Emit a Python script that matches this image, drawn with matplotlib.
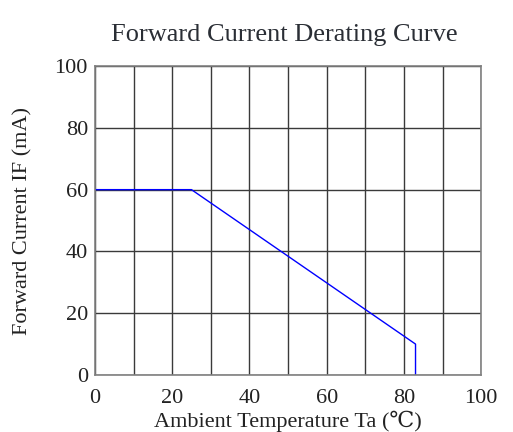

--- --- ---

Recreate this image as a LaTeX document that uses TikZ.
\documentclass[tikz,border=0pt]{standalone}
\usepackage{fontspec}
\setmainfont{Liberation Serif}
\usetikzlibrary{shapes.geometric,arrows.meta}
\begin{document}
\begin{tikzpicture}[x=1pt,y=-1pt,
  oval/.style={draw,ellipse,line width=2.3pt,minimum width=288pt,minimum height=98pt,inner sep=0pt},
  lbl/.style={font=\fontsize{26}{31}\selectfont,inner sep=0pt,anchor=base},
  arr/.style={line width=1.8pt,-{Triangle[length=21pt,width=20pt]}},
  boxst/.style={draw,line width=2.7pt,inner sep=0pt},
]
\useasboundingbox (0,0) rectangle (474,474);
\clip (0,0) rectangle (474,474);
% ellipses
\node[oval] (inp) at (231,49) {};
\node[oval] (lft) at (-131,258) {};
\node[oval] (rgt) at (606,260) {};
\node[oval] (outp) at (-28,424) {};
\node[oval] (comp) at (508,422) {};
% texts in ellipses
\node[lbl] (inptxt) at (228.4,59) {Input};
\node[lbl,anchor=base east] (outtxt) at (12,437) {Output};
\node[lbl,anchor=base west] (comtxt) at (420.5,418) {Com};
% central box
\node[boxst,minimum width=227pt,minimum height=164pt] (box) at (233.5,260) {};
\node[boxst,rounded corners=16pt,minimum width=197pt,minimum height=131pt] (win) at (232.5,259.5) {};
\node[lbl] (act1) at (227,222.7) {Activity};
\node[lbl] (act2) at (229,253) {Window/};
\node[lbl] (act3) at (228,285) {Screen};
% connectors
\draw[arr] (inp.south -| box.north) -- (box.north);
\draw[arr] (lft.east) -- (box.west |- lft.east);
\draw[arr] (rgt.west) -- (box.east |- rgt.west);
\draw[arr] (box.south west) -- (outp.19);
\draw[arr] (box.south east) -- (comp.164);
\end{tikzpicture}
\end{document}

--- --- ---

From the listing above, pick out every line containing "image".

▶ **EXERCISE OUTPUT**:
Emit a Python script that matches this image, drawn with matplotlib.
Recreate this image as a LaTeX document that uses TikZ.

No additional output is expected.